Print the records below exactly, starting at the first line and stopping after the line that contains "itemclick=False, itemdoubleclick=False)". Leave out any pictures.

Exercise material
────────────────────

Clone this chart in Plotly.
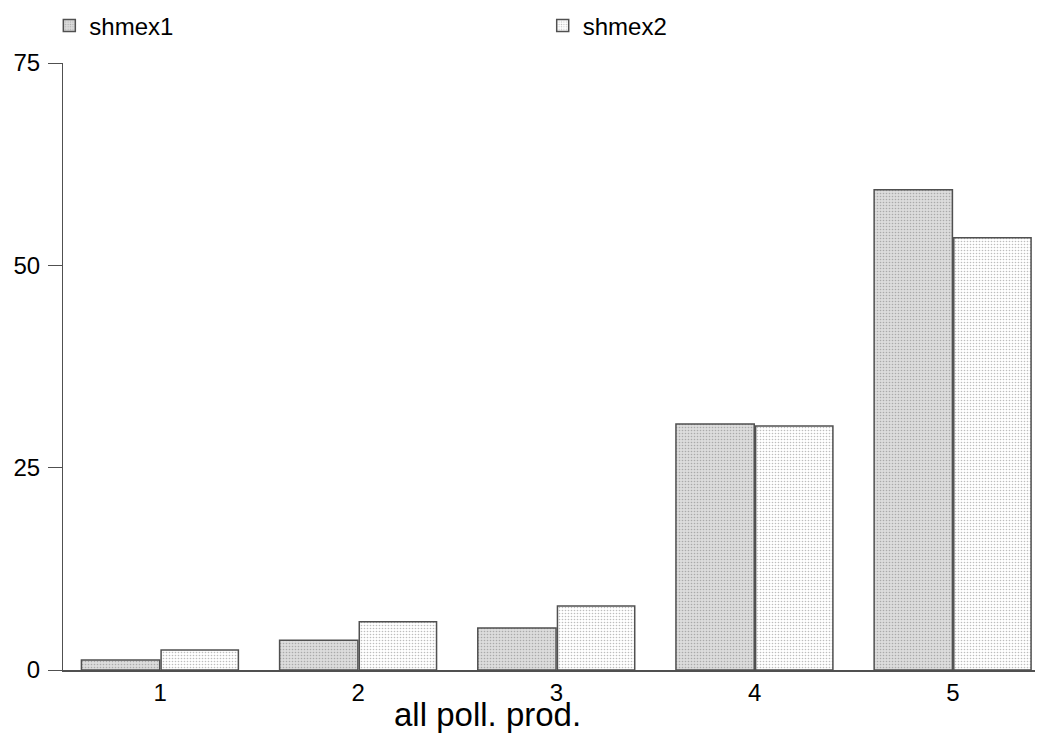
import plotly.graph_objects as go

categories = [1, 2, 3, 4, 5]
tick_labels = ["1", "2", "3", "4", "5"]
shmex1 = [1.24, 3.67, 5.19, 30.4, 59.35]
shmex2 = [2.47, 5.97, 7.91, 30.15, 53.4]
y_ticks = [0, 25, 50, 75]

FONT = "Liberation Sans, Arial, sans-serif"

fig = go.Figure()
fig.add_trace(go.Bar(
    x=categories, y=shmex1, name="shmex1", legend="legend",
    width=0.395, offset=-0.397,
    marker=dict(color="#dadada",
                line=dict(color="#505050", width=1.5),
                pattern=dict(shape=".", bgcolor="#dcdcdc", fgcolor="#aaaaaa",
                             size=3, solidity=0.22, fillmode="replace")),
))
fig.add_trace(go.Bar(
    x=categories, y=shmex2, name="shmex2", legend="legend2",
    width=0.39, offset=0.005,
    marker=dict(color="white",
                line=dict(color="#505050", width=1.5),
                pattern=dict(shape=".", bgcolor="white", fgcolor="#bdbdbd",
                             size=3, solidity=0.22, fillmode="replace")),
))

leg_common = dict(orientation="h", xanchor="left", yanchor="top",
                  font=dict(size=24, family=FONT), bgcolor="rgba(0,0,0,0)",
                  itemclick=False, itemdoubleclick=False)

# the page body has an 8px default margin, so the figure is drawn 8px in
fig.update_layout(
    template="none",
    width=1035, height=725,
    autosize=False,
    margin=dict(l=55, r=3, t=55, b=63, autoexpand=False),
    paper_bgcolor="white", plot_bgcolor="white",
    font=dict(family=FONT, color="black", size=24),
    barmode="overlay",
    showlegend=True,
    legend=dict(x=-0.014, y=1.098, **leg_common),
    legend2=dict(x=0.491, y=1.098, **leg_common),
    xaxis=dict(range=[0.51, 5.44], tickvals=categories, ticktext=tick_labels,
               showgrid=False, zeroline=False, showline=True, linecolor="#505050",
               linewidth=1.5, ticks="", automargin=False,
               tickfont=dict(size=24, family=FONT)),
    yaxis=dict(range=[0, 75], tickvals=y_ticks, showgrid=False, zeroline=False,
               showline=True, linecolor="#505050", linewidth=1.2,
               ticks="outside", ticklen=14, tickcolor="#505050", tickwidth=1.2,
               ticklabelstandoff=3, automargin=False,
               tickfont=dict(size=24, family=FONT)),
    annotations=[dict(text="all poll. prod.", xref="paper", yref="paper",
                      x=0.434, y=-0.073, xanchor="center", yanchor="middle",
                      showarrow=False, font=dict(size=33, family=FONT))],
)

fig.write_html("out.html")
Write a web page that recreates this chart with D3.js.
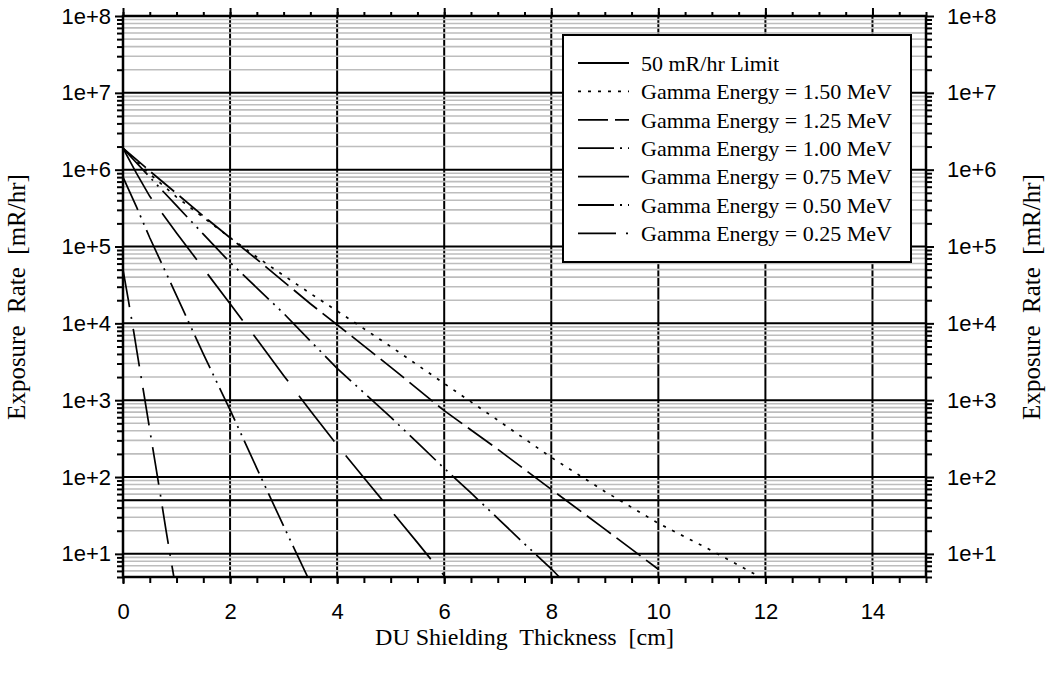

────────────────────

Answer to this task
Clone this chart in Plotly.
import plotly.graph_objects as go

categories = [1, 2, 3, 4, 5]
tick_labels = ["1", "2", "3", "4", "5"]
shmex1 = [1.24, 3.67, 5.19, 30.4, 59.35]
shmex2 = [2.47, 5.97, 7.91, 30.15, 53.4]
y_ticks = [0, 25, 50, 75]

FONT = "Liberation Sans, Arial, sans-serif"

fig = go.Figure()
fig.add_trace(go.Bar(
    x=categories, y=shmex1, name="shmex1", legend="legend",
    width=0.395, offset=-0.397,
    marker=dict(color="#dadada",
                line=dict(color="#505050", width=1.5),
                pattern=dict(shape=".", bgcolor="#dcdcdc", fgcolor="#aaaaaa",
                             size=3, solidity=0.22, fillmode="replace")),
))
fig.add_trace(go.Bar(
    x=categories, y=shmex2, name="shmex2", legend="legend2",
    width=0.39, offset=0.005,
    marker=dict(color="white",
                line=dict(color="#505050", width=1.5),
                pattern=dict(shape=".", bgcolor="white", fgcolor="#bdbdbd",
                             size=3, solidity=0.22, fillmode="replace")),
))

leg_common = dict(orientation="h", xanchor="left", yanchor="top",
                  font=dict(size=24, family=FONT), bgcolor="rgba(0,0,0,0)",
                  itemclick=False, itemdoubleclick=False)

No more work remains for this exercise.